**Dataset rows:**
+--
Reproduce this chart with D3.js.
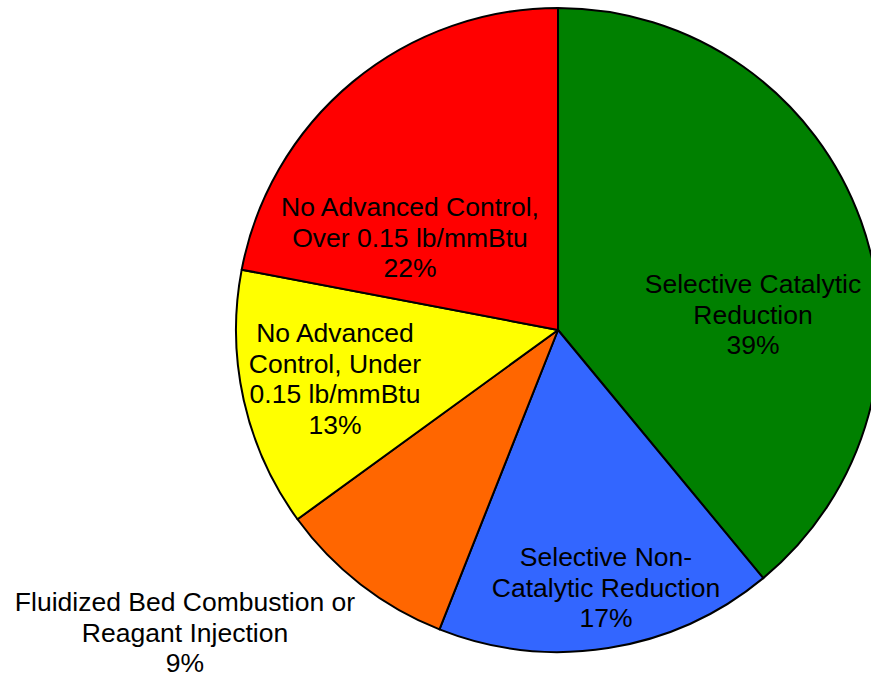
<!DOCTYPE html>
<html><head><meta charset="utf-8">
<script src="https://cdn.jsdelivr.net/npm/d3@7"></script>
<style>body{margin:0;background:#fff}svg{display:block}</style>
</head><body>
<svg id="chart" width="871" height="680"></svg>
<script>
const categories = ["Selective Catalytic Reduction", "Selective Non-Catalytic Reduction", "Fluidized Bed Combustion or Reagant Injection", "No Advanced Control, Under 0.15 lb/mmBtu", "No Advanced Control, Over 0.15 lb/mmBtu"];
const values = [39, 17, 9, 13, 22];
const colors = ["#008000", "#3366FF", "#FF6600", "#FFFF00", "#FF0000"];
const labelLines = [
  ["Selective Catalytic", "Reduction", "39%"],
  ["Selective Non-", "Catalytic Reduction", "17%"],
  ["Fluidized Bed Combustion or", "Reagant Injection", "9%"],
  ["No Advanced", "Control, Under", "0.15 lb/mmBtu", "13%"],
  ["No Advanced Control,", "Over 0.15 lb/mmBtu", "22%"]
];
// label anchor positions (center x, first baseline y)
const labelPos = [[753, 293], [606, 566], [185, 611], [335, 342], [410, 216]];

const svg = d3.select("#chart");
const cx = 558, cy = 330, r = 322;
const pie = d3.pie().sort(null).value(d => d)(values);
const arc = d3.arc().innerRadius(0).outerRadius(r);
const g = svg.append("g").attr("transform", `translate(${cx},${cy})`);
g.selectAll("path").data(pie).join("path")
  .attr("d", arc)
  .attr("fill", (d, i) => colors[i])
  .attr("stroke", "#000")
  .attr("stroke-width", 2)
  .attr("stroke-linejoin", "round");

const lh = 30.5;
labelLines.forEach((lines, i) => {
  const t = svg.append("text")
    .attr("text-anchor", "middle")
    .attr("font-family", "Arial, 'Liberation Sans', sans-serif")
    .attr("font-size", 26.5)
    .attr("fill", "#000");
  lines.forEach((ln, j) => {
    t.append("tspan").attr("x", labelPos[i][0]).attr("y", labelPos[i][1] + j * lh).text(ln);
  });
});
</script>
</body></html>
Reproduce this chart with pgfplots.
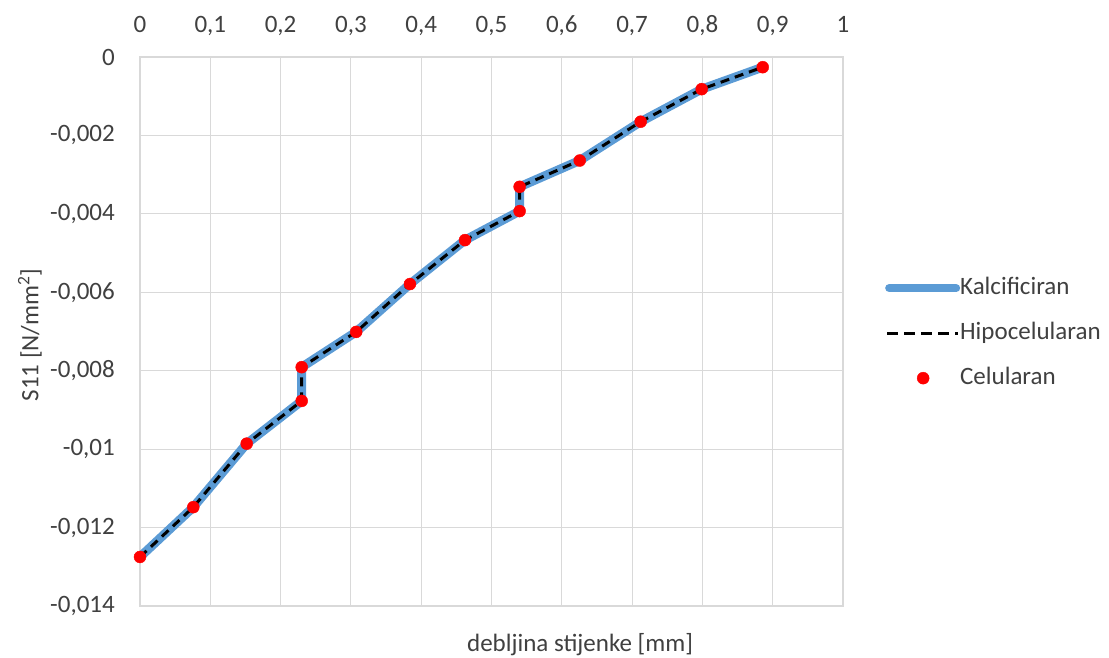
+--
**WHAT THE TASK REQUIRES:** Look over the material above and show each line where "this" appears.

**WRITTEN RESPONSE:**
Reproduce this chart with D3.js.
Reproduce this chart with pgfplots.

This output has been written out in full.